EXERCISE OBJECTIVE: Reproduce nothing but the lines from the start of the material through the line that includes "0.0613, 0.0616, 0.062];", both ends included, and omit every picture.

--- BEGIN ---

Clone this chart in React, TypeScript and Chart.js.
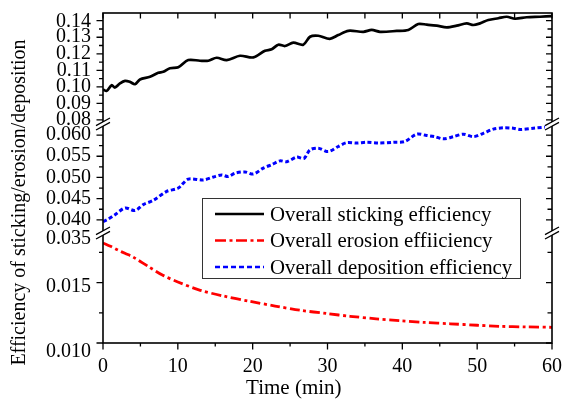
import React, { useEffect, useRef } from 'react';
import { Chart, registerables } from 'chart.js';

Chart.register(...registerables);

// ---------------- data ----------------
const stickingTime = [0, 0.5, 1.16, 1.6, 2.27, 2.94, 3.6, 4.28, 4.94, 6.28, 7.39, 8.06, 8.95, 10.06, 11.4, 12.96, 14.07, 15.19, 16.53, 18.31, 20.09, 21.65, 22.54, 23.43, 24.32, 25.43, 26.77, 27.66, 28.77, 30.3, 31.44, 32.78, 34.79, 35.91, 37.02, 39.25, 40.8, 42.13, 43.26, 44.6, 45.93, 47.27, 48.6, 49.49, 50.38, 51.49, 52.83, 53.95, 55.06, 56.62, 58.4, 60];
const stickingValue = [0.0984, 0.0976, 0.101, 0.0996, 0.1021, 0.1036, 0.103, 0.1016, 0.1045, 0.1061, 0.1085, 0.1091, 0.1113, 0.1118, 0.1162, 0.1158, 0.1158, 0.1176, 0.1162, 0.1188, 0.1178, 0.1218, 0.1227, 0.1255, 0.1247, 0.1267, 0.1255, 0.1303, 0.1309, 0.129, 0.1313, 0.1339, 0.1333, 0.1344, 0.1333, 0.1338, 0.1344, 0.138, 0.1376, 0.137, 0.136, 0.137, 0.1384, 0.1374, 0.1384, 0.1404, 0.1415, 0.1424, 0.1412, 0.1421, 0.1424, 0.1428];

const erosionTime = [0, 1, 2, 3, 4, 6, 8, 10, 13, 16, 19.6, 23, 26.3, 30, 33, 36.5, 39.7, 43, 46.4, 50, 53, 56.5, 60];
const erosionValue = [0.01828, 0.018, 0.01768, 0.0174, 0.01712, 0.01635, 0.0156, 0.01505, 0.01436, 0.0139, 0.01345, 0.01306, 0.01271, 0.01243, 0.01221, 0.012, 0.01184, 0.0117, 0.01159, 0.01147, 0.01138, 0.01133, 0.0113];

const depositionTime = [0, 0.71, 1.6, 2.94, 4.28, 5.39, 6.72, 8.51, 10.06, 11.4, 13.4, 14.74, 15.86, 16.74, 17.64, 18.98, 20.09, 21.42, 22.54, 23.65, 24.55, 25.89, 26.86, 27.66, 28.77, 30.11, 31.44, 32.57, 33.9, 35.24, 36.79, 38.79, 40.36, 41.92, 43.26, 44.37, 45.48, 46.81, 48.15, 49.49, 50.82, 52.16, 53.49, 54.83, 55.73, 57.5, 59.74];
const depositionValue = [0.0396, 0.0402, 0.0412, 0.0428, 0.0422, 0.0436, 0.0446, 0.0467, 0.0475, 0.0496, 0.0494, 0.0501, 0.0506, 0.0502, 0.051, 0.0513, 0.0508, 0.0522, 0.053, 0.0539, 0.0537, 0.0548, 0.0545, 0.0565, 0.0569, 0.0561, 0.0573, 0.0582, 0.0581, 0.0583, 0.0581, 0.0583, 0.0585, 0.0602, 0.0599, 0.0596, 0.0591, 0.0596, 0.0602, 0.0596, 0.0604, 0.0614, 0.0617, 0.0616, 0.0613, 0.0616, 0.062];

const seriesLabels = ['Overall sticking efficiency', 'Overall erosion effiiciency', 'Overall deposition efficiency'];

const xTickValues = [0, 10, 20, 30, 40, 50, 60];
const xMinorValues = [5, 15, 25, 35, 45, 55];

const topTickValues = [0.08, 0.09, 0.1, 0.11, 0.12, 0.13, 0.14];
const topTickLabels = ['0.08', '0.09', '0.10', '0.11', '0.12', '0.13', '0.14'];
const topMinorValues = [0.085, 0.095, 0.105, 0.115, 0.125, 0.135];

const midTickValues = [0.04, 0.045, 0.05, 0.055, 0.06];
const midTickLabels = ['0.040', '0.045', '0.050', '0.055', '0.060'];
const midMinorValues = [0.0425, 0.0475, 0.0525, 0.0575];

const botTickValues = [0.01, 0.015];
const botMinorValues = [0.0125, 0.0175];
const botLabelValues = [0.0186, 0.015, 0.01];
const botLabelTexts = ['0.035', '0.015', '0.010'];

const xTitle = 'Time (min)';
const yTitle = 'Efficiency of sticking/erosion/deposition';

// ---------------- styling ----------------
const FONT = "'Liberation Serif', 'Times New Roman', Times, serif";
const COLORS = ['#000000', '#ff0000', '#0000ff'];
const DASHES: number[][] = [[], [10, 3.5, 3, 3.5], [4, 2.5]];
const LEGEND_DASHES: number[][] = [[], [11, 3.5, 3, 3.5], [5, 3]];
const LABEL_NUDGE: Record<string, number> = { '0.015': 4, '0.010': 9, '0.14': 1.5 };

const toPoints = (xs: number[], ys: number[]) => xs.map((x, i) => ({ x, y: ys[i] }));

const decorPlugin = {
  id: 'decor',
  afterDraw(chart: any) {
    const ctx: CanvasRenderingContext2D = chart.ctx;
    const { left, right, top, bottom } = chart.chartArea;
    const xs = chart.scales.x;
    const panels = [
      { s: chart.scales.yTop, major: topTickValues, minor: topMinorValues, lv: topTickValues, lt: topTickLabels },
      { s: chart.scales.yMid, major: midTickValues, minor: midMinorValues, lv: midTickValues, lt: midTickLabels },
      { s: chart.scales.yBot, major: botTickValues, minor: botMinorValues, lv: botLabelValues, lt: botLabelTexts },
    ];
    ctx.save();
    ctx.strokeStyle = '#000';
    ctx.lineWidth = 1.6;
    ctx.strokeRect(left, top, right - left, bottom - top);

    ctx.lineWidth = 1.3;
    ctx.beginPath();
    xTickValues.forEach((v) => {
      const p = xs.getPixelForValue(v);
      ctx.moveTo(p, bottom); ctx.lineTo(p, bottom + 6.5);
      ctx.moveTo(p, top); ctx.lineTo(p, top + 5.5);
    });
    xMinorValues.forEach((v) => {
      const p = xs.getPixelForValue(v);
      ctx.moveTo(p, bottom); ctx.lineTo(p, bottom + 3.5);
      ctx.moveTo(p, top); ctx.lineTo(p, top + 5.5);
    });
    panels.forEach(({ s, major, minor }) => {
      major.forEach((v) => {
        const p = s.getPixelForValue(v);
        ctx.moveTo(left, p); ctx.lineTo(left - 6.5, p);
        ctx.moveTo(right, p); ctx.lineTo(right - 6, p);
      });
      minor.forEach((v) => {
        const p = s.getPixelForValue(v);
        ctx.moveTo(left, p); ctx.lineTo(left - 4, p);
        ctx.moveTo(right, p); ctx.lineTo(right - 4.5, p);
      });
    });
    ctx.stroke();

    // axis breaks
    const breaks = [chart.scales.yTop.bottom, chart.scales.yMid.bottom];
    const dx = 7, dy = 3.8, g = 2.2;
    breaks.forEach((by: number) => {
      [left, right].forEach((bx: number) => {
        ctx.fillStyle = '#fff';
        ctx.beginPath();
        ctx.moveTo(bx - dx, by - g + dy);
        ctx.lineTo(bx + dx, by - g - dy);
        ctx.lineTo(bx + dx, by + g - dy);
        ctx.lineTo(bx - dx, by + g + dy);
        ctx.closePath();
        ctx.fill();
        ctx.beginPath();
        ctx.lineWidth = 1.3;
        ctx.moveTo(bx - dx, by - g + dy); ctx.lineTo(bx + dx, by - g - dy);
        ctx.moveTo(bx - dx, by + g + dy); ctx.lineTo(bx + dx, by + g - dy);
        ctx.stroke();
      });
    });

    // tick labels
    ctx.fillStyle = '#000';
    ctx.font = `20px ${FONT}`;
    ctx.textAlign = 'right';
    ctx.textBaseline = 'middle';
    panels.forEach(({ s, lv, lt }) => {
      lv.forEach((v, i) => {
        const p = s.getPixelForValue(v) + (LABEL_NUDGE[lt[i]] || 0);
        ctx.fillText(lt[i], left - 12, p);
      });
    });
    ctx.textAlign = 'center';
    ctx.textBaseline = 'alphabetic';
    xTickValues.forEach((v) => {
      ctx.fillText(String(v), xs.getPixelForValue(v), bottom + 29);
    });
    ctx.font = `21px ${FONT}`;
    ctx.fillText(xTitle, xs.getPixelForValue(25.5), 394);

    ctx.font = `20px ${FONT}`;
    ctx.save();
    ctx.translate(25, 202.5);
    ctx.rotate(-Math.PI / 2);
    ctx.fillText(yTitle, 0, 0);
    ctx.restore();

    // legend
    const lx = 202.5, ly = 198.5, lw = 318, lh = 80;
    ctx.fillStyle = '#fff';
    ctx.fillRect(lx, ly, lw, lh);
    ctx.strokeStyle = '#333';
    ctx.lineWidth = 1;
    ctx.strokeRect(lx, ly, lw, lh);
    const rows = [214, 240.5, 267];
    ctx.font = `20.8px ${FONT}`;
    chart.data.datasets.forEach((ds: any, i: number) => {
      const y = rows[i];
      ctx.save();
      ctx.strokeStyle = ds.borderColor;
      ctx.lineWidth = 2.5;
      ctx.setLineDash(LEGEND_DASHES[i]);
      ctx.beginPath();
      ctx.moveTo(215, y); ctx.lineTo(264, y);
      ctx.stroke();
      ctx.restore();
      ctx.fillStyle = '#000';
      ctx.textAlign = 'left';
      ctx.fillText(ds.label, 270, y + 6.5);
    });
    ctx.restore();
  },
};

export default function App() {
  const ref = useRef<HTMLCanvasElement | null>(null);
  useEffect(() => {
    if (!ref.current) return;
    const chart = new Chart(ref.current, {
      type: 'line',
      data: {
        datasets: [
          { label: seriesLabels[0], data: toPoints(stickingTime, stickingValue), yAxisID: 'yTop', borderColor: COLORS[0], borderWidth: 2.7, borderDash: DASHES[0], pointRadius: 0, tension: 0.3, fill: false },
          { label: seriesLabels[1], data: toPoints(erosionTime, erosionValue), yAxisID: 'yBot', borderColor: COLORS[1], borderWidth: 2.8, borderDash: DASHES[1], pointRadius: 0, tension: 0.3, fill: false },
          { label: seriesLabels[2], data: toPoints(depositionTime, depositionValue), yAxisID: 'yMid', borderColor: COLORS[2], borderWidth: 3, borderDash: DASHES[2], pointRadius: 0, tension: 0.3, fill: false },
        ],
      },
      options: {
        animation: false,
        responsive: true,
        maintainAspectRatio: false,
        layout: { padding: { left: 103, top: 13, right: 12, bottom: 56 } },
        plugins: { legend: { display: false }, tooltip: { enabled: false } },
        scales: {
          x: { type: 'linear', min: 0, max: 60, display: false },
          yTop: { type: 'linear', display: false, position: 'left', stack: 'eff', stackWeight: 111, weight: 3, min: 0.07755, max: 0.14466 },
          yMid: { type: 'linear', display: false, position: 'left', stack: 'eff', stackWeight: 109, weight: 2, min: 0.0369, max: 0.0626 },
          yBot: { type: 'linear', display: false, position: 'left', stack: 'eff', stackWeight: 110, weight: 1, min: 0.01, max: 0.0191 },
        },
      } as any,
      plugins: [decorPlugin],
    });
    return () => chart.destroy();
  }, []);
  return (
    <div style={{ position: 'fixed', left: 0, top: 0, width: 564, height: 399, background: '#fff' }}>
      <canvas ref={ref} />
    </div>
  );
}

--- END ---

OUTPUT OF THE TASK:
Clone this chart in React, TypeScript and Chart.js.
import React, { useEffect, useRef } from 'react';
import { Chart, registerables } from 'chart.js';

Chart.register(...registerables);

// ---------------- data ----------------
const stickingTime = [0, 0.5, 1.16, 1.6, 2.27, 2.94, 3.6, 4.28, 4.94, 6.28, 7.39, 8.06, 8.95, 10.06, 11.4, 12.96, 14.07, 15.19, 16.53, 18.31, 20.09, 21.65, 22.54, 23.43, 24.32, 25.43, 26.77, 27.66, 28.77, 30.3, 31.44, 32.78, 34.79, 35.91, 37.02, 39.25, 40.8, 42.13, 43.26, 44.6, 45.93, 47.27, 48.6, 49.49, 50.38, 51.49, 52.83, 53.95, 55.06, 56.62, 58.4, 60];
const stickingValue = [0.0984, 0.0976, 0.101, 0.0996, 0.1021, 0.1036, 0.103, 0.1016, 0.1045, 0.1061, 0.1085, 0.1091, 0.1113, 0.1118, 0.1162, 0.1158, 0.1158, 0.1176, 0.1162, 0.1188, 0.1178, 0.1218, 0.1227, 0.1255, 0.1247, 0.1267, 0.1255, 0.1303, 0.1309, 0.129, 0.1313, 0.1339, 0.1333, 0.1344, 0.1333, 0.1338, 0.1344, 0.138, 0.1376, 0.137, 0.136, 0.137, 0.1384, 0.1374, 0.1384, 0.1404, 0.1415, 0.1424, 0.1412, 0.1421, 0.1424, 0.1428];

const erosionTime = [0, 1, 2, 3, 4, 6, 8, 10, 13, 16, 19.6, 23, 26.3, 30, 33, 36.5, 39.7, 43, 46.4, 50, 53, 56.5, 60];
const erosionValue = [0.01828, 0.018, 0.01768, 0.0174, 0.01712, 0.01635, 0.0156, 0.01505, 0.01436, 0.0139, 0.01345, 0.01306, 0.01271, 0.01243, 0.01221, 0.012, 0.01184, 0.0117, 0.01159, 0.01147, 0.01138, 0.01133, 0.0113];

const depositionTime = [0, 0.71, 1.6, 2.94, 4.28, 5.39, 6.72, 8.51, 10.06, 11.4, 13.4, 14.74, 15.86, 16.74, 17.64, 18.98, 20.09, 21.42, 22.54, 23.65, 24.55, 25.89, 26.86, 27.66, 28.77, 30.11, 31.44, 32.57, 33.9, 35.24, 36.79, 38.79, 40.36, 41.92, 43.26, 44.37, 45.48, 46.81, 48.15, 49.49, 50.82, 52.16, 53.49, 54.83, 55.73, 57.5, 59.74];
const depositionValue = [0.0396, 0.0402, 0.0412, 0.0428, 0.0422, 0.0436, 0.0446, 0.0467, 0.0475, 0.0496, 0.0494, 0.0501, 0.0506, 0.0502, 0.051, 0.0513, 0.0508, 0.0522, 0.053, 0.0539, 0.0537, 0.0548, 0.0545, 0.0565, 0.0569, 0.0561, 0.0573, 0.0582, 0.0581, 0.0583, 0.0581, 0.0583, 0.0585, 0.0602, 0.0599, 0.0596, 0.0591, 0.0596, 0.0602, 0.0596, 0.0604, 0.0614, 0.0617, 0.0616, 0.0613, 0.0616, 0.062];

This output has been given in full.